YOUR OBJECTIVE -> All of the material should be reproduced exactly, with pictures left out.

SUPPLIED MATERIAL ->

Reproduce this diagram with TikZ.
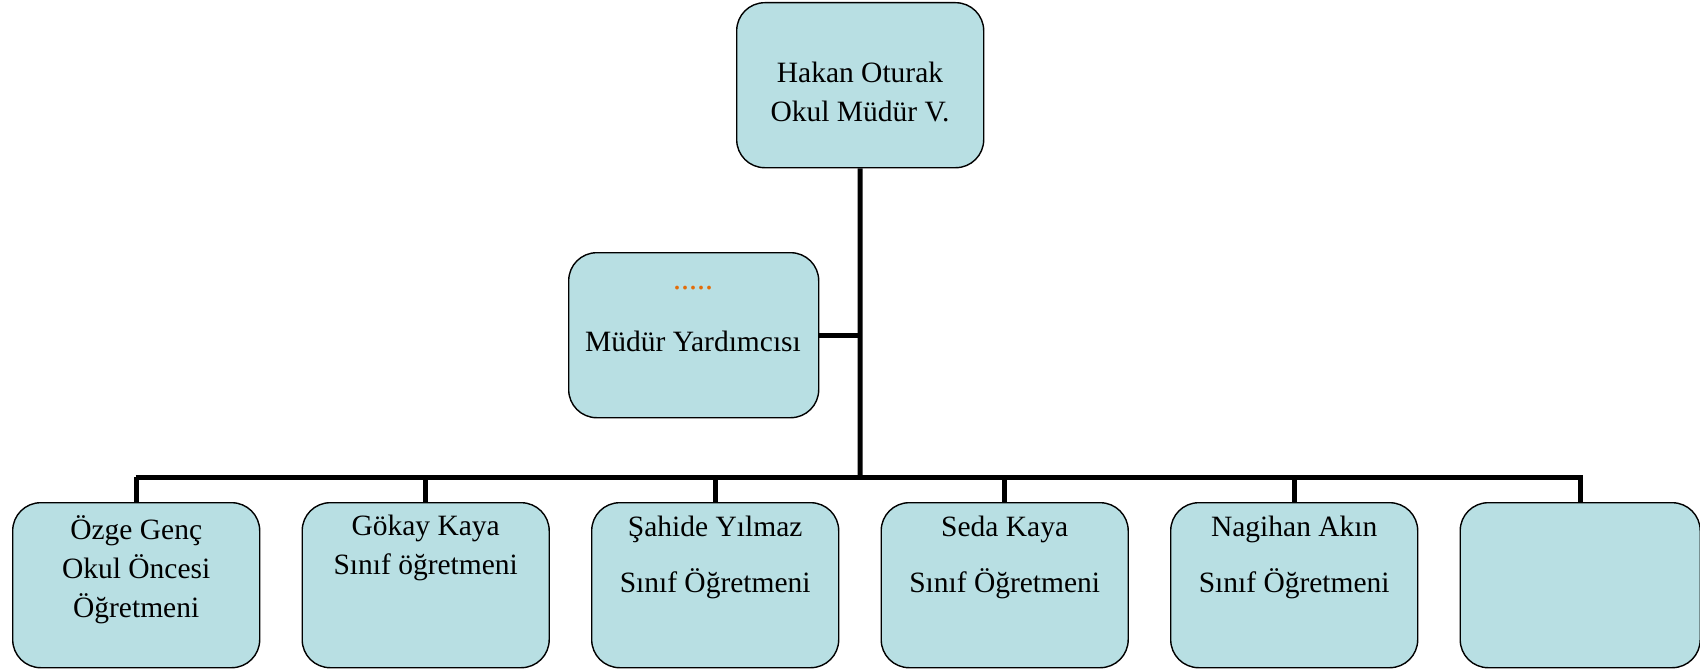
\documentclass[tikz,border=0pt]{standalone}
\usepackage{fontspec}
\setmainfont{Liberation Serif}
\definecolor{boxfill}{HTML}{B8DFE3}
\definecolor{dotorange}{HTML}{E36C09}
\begin{document}
\begin{tikzpicture}[x=1pt,y=-1pt,
  orgbox/.style={draw=black, line width=1.4pt, fill=boxfill, rounded corners=28pt,
    minimum width=247pt, minimum height=165pt, inner sep=0pt, anchor=north west},
  lbl/.style={align=center, font=\fontsize{29.5}{39}\selectfont, inner sep=0pt},
  conn/.style={line width=5pt, draw=black}]
\useasboundingbox (0,0) rectangle (1700,669);
% boxes (x,y = top-left)
\node[orgbox] (top) at (736,2) {};
\node[orgbox, minimum width=250pt] (mid) at (568,252) {};
\node[orgbox] (b1) at (12,502) {};
\node[orgbox] (b2) at (301.5,502) {};
\node[orgbox] (b3) at (591,502) {};
\node[orgbox] (b4) at (880.5,502) {};
\node[orgbox] (b5) at (1170,502) {};
\node[orgbox, minimum width=240pt] (b6) at (1459.5,502) {};
% connectors
\coordinate (bus) at (860,477);
\coordinate (busL) at (135.5,477);
\coordinate (busR) at (1583,477);
\coordinate (midj) at (860,335);
\draw[conn] (top.south) -- (bus);
\draw[conn] (mid.east |- midj) -- (midj);
\draw[conn] (busL) -- (busR);
\foreach \b in {b1,b2,b3,b4,b5,b6} {
  \draw[conn] (\b.north |- bus) -- (\b.north);
}
% texts
\node[lbl] (ttop) at (860,92) {Hakan Oturak\\Okul Müdür V.};
\node[inner sep=0pt, text=dotorange, font=\fontsize{32}{32}\selectfont, anchor=base] (tdots) at (693,289) {.....};
\node[lbl] (tmid) at (693,341) {Müdür Yardımcısı};
\node[lbl] (t1) at (b1.center |- 0,570) {Özge Genç\\Okul Öncesi\\Öğretmeni};
\node[lbl] (t2) at (b2.center |- 0,548) {Gökay Kaya\\Sınıf öğretmeni};
\node[lbl] (t3) at (b3.center |- 0,557) {Şahide Yılmaz\\[17pt]Sınıf Öğretmeni};
\node[lbl] (t4) at (b4.center |- 0,557) {Seda Kaya\\[17pt]Sınıf Öğretmeni};
\node[lbl] (t5) at (b5.center |- 0,557) {Nagihan Akın\\[17pt]Sınıf Öğretmeni};
\end{tikzpicture}
\end{document}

RESPONSE FOR THIS EXERCISE ->
Reproduce this diagram with TikZ.
\documentclass[tikz,border=0pt]{standalone}
\usepackage{fontspec}
\setmainfont{Liberation Serif}
\definecolor{boxfill}{HTML}{B8DFE3}
\definecolor{dotorange}{HTML}{E36C09}
\begin{document}
\begin{tikzpicture}[x=1pt,y=-1pt,
  orgbox/.style={draw=black, line width=1.4pt, fill=boxfill, rounded corners=28pt,
    minimum width=247pt, minimum height=165pt, inner sep=0pt, anchor=north west},
  lbl/.style={align=center, font=\fontsize{29.5}{39}\selectfont, inner sep=0pt},
  conn/.style={line width=5pt, draw=black}]
\useasboundingbox (0,0) rectangle (1700,669);
% boxes (x,y = top-left)
\node[orgbox] (top) at (736,2) {};
\node[orgbox, minimum width=250pt] (mid) at (568,252) {};
\node[orgbox] (b1) at (12,502) {};
\node[orgbox] (b2) at (301.5,502) {};
\node[orgbox] (b3) at (591,502) {};
\node[orgbox] (b4) at (880.5,502) {};
\node[orgbox] (b5) at (1170,502) {};
\node[orgbox, minimum width=240pt] (b6) at (1459.5,502) {};
% connectors
\coordinate (bus) at (860,477);
\coordinate (busL) at (135.5,477);
\coordinate (busR) at (1583,477);
\coordinate (midj) at (860,335);
\draw[conn] (top.south) -- (bus);
\draw[conn] (mid.east |- midj) -- (midj);
\draw[conn] (busL) -- (busR);
\foreach \b in {b1,b2,b3,b4,b5,b6} {
  \draw[conn] (\b.north |- bus) -- (\b.north);
}
% texts
\node[lbl] (ttop) at (860,92) {Hakan Oturak\\Okul Müdür V.};
\node[inner sep=0pt, text=dotorange, font=\fontsize{32}{32}\selectfont, anchor=base] (tdots) at (693,289) {.....};
\node[lbl] (tmid) at (693,341) {Müdür Yardımcısı};
\node[lbl] (t1) at (b1.center |- 0,570) {Özge Genç\\Okul Öncesi\\Öğretmeni};
\node[lbl] (t2) at (b2.center |- 0,548) {Gökay Kaya\\Sınıf öğretmeni};
\node[lbl] (t3) at (b3.center |- 0,557) {Şahide Yılmaz\\[17pt]Sınıf Öğretmeni};
\node[lbl] (t4) at (b4.center |- 0,557) {Seda Kaya\\[17pt]Sınıf Öğretmeni};
\node[lbl] (t5) at (b5.center |- 0,557) {Nagihan Akın\\[17pt]Sınıf Öğretmeni};
\end{tikzpicture}
\end{document}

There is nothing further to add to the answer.